- [Instruction] Omit all images. Transcribe the rest of the material below exactly.
[START OF Data provided]
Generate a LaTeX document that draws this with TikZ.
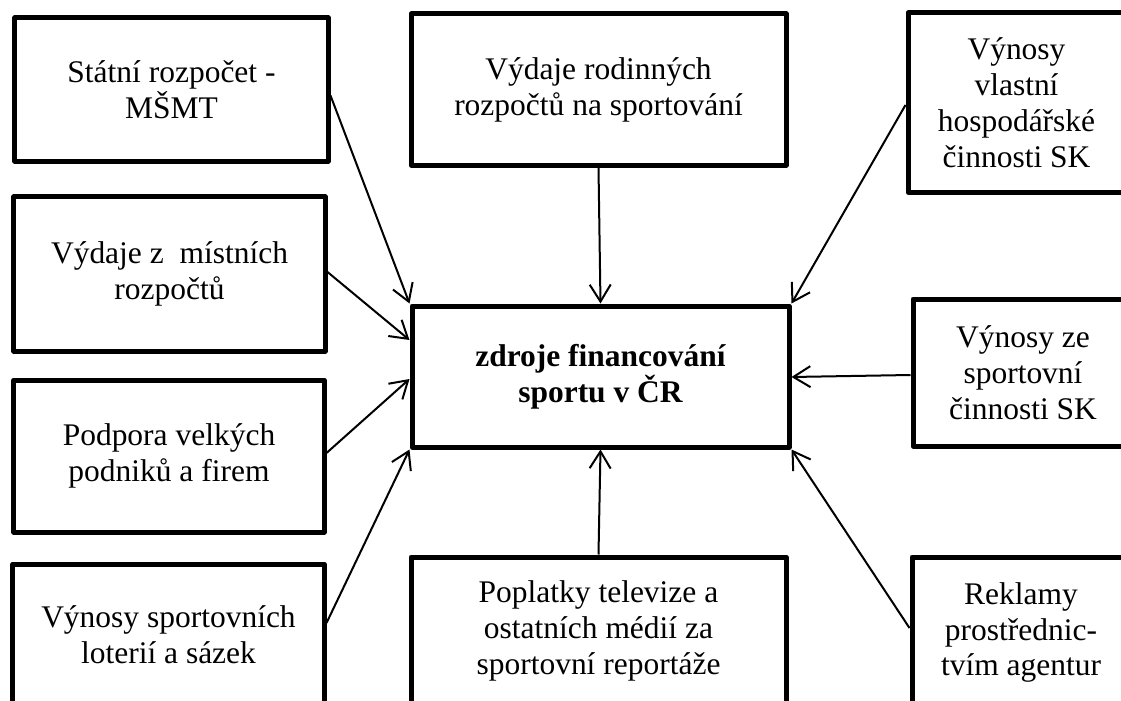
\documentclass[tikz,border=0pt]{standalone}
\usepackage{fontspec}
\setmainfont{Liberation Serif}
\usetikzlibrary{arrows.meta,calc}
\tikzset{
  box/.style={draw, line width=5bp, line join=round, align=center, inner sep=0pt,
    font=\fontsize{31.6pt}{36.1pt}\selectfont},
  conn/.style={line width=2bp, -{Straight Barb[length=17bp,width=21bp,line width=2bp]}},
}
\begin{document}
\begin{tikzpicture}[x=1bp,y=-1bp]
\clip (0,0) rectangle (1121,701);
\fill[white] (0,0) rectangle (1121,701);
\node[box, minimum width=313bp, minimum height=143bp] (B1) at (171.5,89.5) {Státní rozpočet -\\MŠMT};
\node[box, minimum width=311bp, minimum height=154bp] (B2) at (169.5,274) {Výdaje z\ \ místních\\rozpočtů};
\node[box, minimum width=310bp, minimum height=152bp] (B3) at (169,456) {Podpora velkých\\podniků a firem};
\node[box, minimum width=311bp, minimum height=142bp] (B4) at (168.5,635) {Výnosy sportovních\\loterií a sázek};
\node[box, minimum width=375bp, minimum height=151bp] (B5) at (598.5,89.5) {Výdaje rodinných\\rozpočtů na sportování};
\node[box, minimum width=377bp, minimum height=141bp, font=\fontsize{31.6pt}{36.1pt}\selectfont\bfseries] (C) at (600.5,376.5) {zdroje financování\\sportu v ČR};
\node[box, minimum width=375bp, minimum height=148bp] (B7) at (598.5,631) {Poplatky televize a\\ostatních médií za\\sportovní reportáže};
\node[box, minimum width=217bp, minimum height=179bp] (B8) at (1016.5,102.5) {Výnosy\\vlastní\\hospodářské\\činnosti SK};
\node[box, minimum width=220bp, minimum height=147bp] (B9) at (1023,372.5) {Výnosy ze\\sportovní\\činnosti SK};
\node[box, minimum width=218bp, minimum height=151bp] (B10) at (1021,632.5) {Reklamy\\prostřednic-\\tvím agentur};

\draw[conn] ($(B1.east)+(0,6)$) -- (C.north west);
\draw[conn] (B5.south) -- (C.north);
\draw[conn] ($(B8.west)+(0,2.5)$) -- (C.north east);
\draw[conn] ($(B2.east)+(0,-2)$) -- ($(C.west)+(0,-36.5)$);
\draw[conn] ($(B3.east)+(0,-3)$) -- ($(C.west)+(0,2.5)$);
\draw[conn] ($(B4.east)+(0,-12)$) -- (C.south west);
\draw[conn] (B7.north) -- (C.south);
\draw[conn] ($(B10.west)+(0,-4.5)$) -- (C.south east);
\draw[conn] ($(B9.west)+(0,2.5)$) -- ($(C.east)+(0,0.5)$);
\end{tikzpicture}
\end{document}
[END OF Data provided]
- [Answer to this problem]
Generate a LaTeX document that draws this with TikZ.
\documentclass[tikz,border=0pt]{standalone}
\usepackage{fontspec}
\setmainfont{Liberation Serif}
\usetikzlibrary{arrows.meta,calc}
\tikzset{
  box/.style={draw, line width=5bp, line join=round, align=center, inner sep=0pt,
    font=\fontsize{31.6pt}{36.1pt}\selectfont},
  conn/.style={line width=2bp, -{Straight Barb[length=17bp,width=21bp,line width=2bp]}},
}
\begin{document}
\begin{tikzpicture}[x=1bp,y=-1bp]
\clip (0,0) rectangle (1121,701);
\fill[white] (0,0) rectangle (1121,701);
\node[box, minimum width=313bp, minimum height=143bp] (B1) at (171.5,89.5) {Státní rozpočet -\\MŠMT};
\node[box, minimum width=311bp, minimum height=154bp] (B2) at (169.5,274) {Výdaje z\ \ místních\\rozpočtů};
\node[box, minimum width=310bp, minimum height=152bp] (B3) at (169,456) {Podpora velkých\\podniků a firem};
\node[box, minimum width=311bp, minimum height=142bp] (B4) at (168.5,635) {Výnosy sportovních\\loterií a sázek};
\node[box, minimum width=375bp, minimum height=151bp] (B5) at (598.5,89.5) {Výdaje rodinných\\rozpočtů na sportování};
\node[box, minimum width=377bp, minimum height=141bp, font=\fontsize{31.6pt}{36.1pt}\selectfont\bfseries] (C) at (600.5,376.5) {zdroje financování\\sportu v ČR};
\node[box, minimum width=375bp, minimum height=148bp] (B7) at (598.5,631) {Poplatky televize a\\ostatních médií za\\sportovní reportáže};
\node[box, minimum width=217bp, minimum height=179bp] (B8) at (1016.5,102.5) {Výnosy\\vlastní\\hospodářské\\činnosti SK};
\node[box, minimum width=220bp, minimum height=147bp] (B9) at (1023,372.5) {Výnosy ze\\sportovní\\činnosti SK};
\node[box, minimum width=218bp, minimum height=151bp] (B10) at (1021,632.5) {Reklamy\\prostřednic-\\tvím agentur};

\draw[conn] ($(B1.east)+(0,6)$) -- (C.north west);
\draw[conn] (B5.south) -- (C.north);
\draw[conn] ($(B8.west)+(0,2.5)$) -- (C.north east);
\draw[conn] ($(B2.east)+(0,-2)$) -- ($(C.west)+(0,-36.5)$);
\draw[conn] ($(B3.east)+(0,-3)$) -- ($(C.west)+(0,2.5)$);
\draw[conn] ($(B4.east)+(0,-12)$) -- (C.south west);
\draw[conn] (B7.north) -- (C.south);
\draw[conn] ($(B10.west)+(0,-4.5)$) -- (C.south east);
\draw[conn] ($(B9.west)+(0,2.5)$) -- ($(C.east)+(0,0.5)$);
\end{tikzpicture}
\end{document}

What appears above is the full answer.